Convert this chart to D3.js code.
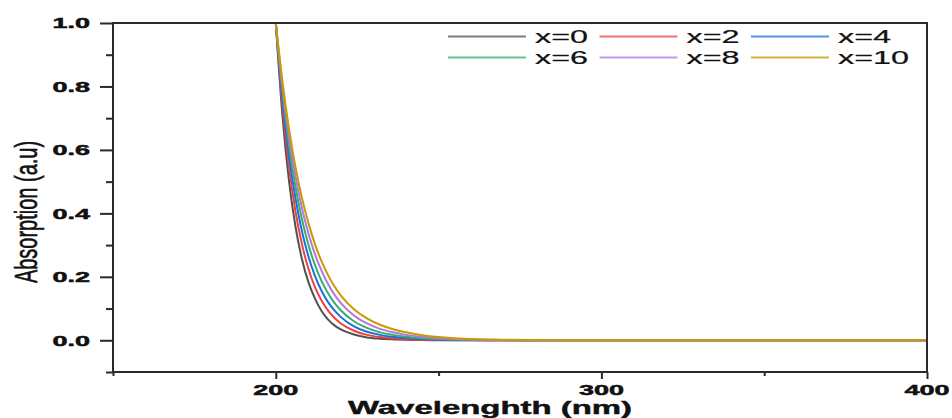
<!DOCTYPE html>
<html>
<head>
<meta charset="utf-8">
<script src="https://cdn.jsdelivr.net/npm/d3@7"></script>
<style>
  html, body { margin: 0; padding: 0; background: #fff; }
  svg { display: block; }
  text { font-family: "Liberation Sans", Arial, sans-serif; fill: #111; }
</style>
</head>
<body>
<svg id="chart" width="952" height="418"></svg>
<script>
// Wavelength grid (nm)
const wavelengths = [200, 202, 204, 206, 208, 210, 212, 214, 216, 218, 220, 224, 228, 232, 236, 240, 245, 250, 260, 270, 280, 300, 400];

// Absorption spectra for each composition
const absX0  = [1, 0.712, 0.507, 0.361, 0.257, 0.184, 0.132, 0.093, 0.066, 0.047, 0.034, 0.018, 0.009, 0.005, 0.003, 0.0015, 0.0007, 0.0003, 0, 0, 0, 0, 0];
const absX2  = [1, 0.742, 0.551, 0.409, 0.304, 0.226, 0.168, 0.126, 0.094, 0.071, 0.053, 0.030, 0.017, 0.010, 0.006, 0.0035, 0.0018, 0.001, 0.0003, 0, 0, 0, 0];
const absX4  = [1, 0.766, 0.587, 0.450, 0.345, 0.265, 0.204, 0.157, 0.121, 0.094, 0.073, 0.044, 0.027, 0.017, 0.011, 0.007, 0.004, 0.0023, 0.0007, 0.0002, 0, 0, 0];
const absX6  = [1, 0.787, 0.619, 0.487, 0.383, 0.302, 0.238, 0.188, 0.149, 0.118, 0.094, 0.060, 0.039, 0.025, 0.017, 0.011, 0.0065, 0.004, 0.0014, 0.0005, 0.0002, 0, 0];
const absX8  = [1, 0.804, 0.647, 0.520, 0.418, 0.337, 0.272, 0.220, 0.178, 0.144, 0.117, 0.078, 0.053, 0.036, 0.025, 0.017, 0.011, 0.0065, 0.0025, 0.0009, 0.0003, 0, 0];
const absX10 = [1, 0.819, 0.670, 0.549, 0.450, 0.370, 0.304, 0.250, 0.206, 0.170, 0.141, 0.098, 0.069, 0.049, 0.035, 0.025, 0.016, 0.010, 0.004, 0.0015, 0.0006, 0.0001, 0];

const seriesLabels = ["x=0", "x=2", "x=4", "x=6", "x=8", "x=10"];
const seriesValues = [absX0, absX2, absX4, absX6, absX8, absX10];

// Axis ticks
const xMajorTicks = [200, 300, 400];
const xMinorTicks = [150, 250, 350];
const yMajorTicks = [0.0, 0.2, 0.4, 0.6, 0.8, 1.0];
const yMinorTicks = [-0.1, 0.1, 0.3, 0.5, 0.7, 0.9];

const xTitle = "Wavelenghth (nm)";
const yTitle = "Absorption (a.u)";

// Line colours
const palette = ["#515151", "#F14040", "#1A6FDF", "#37AD6B", "#B177DE", "#CC9900"];

const svg = d3.select("#chart");
const plot = { left: 113, right: 927, top: 23, bottom: 372 };
const axisColor = "#2a2a2a";
const stretch = 1.8; // horizontal widening of the lettering

const x = d3.scaleLinear().domain([150, 400]).range([plot.left, plot.right]);
const y = d3.scaleLinear().domain([-0.1, 1.0]).range([plot.bottom, plot.top]);

svg.append("defs").append("clipPath").attr("id", "plotClip")
  .append("rect")
  .attr("x", plot.left).attr("y", plot.top)
  .attr("width", plot.right - plot.left).attr("height", plot.bottom - plot.top);

// Spectra
const line = d3.line()
  .x(d => x(d[0]))
  .y(d => y(d[1]))
  .curve(d3.curveMonotoneX);

const curves = svg.append("g").attr("clip-path", "url(#plotClip)");
seriesValues.forEach((vals, i) => {
  curves.append("path")
    .datum(wavelengths.map((w, j) => [w, vals[j]]))
    .attr("d", line)
    .attr("fill", "none")
    .attr("stroke", palette[i])
    .attr("stroke-width", 2)
    .attr("stroke-linejoin", "round");
});

// Axes
const yAxisMajor = d3.axisLeft(y).tickValues(yMajorTicks).tickSize(13).tickFormat("");
const yAxisMinor = d3.axisLeft(y).tickValues(yMinorTicks).tickSize(7).tickFormat("");
const xAxisMajor = d3.axisBottom(x).tickValues(xMajorTicks).tickSize(7).tickFormat("");
const xAxisMinor = d3.axisBottom(x).tickValues(xMinorTicks).tickSize(4).tickFormat("");

function styleAxis(g) {
  g.select(".domain").remove();
  g.selectAll(".tick line").attr("stroke", axisColor).attr("stroke-width", 2);
}
svg.append("g").attr("transform", `translate(${plot.left},0)`).call(yAxisMajor).call(styleAxis);
svg.append("g").attr("transform", `translate(${plot.left},0)`).call(yAxisMinor).call(styleAxis);
svg.append("g").attr("transform", `translate(0,${plot.bottom})`).call(xAxisMajor).call(styleAxis);
svg.append("g").attr("transform", `translate(0,${plot.bottom})`).call(xAxisMinor).call(styleAxis);

// Frame
svg.append("rect")
  .attr("x", plot.left).attr("y", plot.top)
  .attr("width", plot.right - plot.left).attr("height", plot.bottom - plot.top)
  .attr("fill", "none").attr("stroke", axisColor).attr("stroke-width", 2);

// Tick labels
const fmt = d3.format(".1f");
svg.append("g").selectAll("text")
  .data(yMajorTicks).join("text")
  .attr("transform", d => `translate(90,${y(d)}) scale(${stretch},1)`)
  .attr("text-anchor", "end")
  .attr("dy", "0.36em")
  .attr("font-size", 15)
  .attr("font-weight", "bold")
  .attr("stroke", "#111").attr("stroke-width", 0.5)
  .text(d => fmt(d));

svg.append("g").selectAll("text")
  .data(xMajorTicks).join("text")
  .attr("transform", d => `translate(${x(d)},395) scale(${stretch},1)`)
  .attr("text-anchor", "middle")
  .attr("font-size", 15)
  .attr("font-weight", "bold")
  .attr("stroke", "#111").attr("stroke-width", 0.5)
  .text(d => d);

// Axis titles
svg.append("text")
  .attr("transform", `translate(490,414) scale(1.83,1)`)
  .attr("text-anchor", "middle")
  .attr("font-size", 18)
  .attr("font-weight", "bold")
  .attr("stroke", "#111").attr("stroke-width", 0.4)
  .text(xTitle);

svg.append("text")
  .attr("transform", `translate(37,212) scale(1.54,1) rotate(-90)`)
  .attr("text-anchor", "middle")
  .attr("font-size", 20)
  .attr("stroke", "#111").attr("stroke-width", 0.4)
  .text(yTitle);

// Legend: three columns, two rows
const legend = svg.append("g");
seriesLabels.forEach((label, i) => {
  const col = i % 3, row = Math.floor(i / 3);
  const lx = 448 + col * 151.5;
  const ly = 36.5 + row * 21;
  legend.append("line")
    .attr("x1", lx).attr("x2", lx + 78)
    .attr("y1", ly).attr("y2", ly)
    .attr("stroke", palette[i])
    .attr("stroke-width", 2)
    .attr("stroke-opacity", 0.75);
  legend.append("text")
    .attr("transform", `translate(${lx + 87},${ly + 6.5}) scale(1.85,1)`)
    .attr("font-size", 17.5)
    .attr("stroke", "#111").attr("stroke-width", 0.2)
    .text(label);
});
</script>
</body>
</html>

What this task involves:
Return, unchanged, the lines from the first line of the material through the line that holds "280, 300, 400];", inclusive, omitting pictures.

Solved problem:
Convert this chart to D3.js code.
<!DOCTYPE html>
<html>
<head>
<meta charset="utf-8">
<script src="https://cdn.jsdelivr.net/npm/d3@7"></script>
<style>
  html, body { margin: 0; padding: 0; background: #fff; }
  svg { display: block; }
  text { font-family: "Liberation Sans", Arial, sans-serif; fill: #111; }
</style>
</head>
<body>
<svg id="chart" width="952" height="418"></svg>
<script>
// Wavelength grid (nm)
const wavelengths = [200, 202, 204, 206, 208, 210, 212, 214, 216, 218, 220, 224, 228, 232, 236, 240, 245, 250, 260, 270, 280, 300, 400];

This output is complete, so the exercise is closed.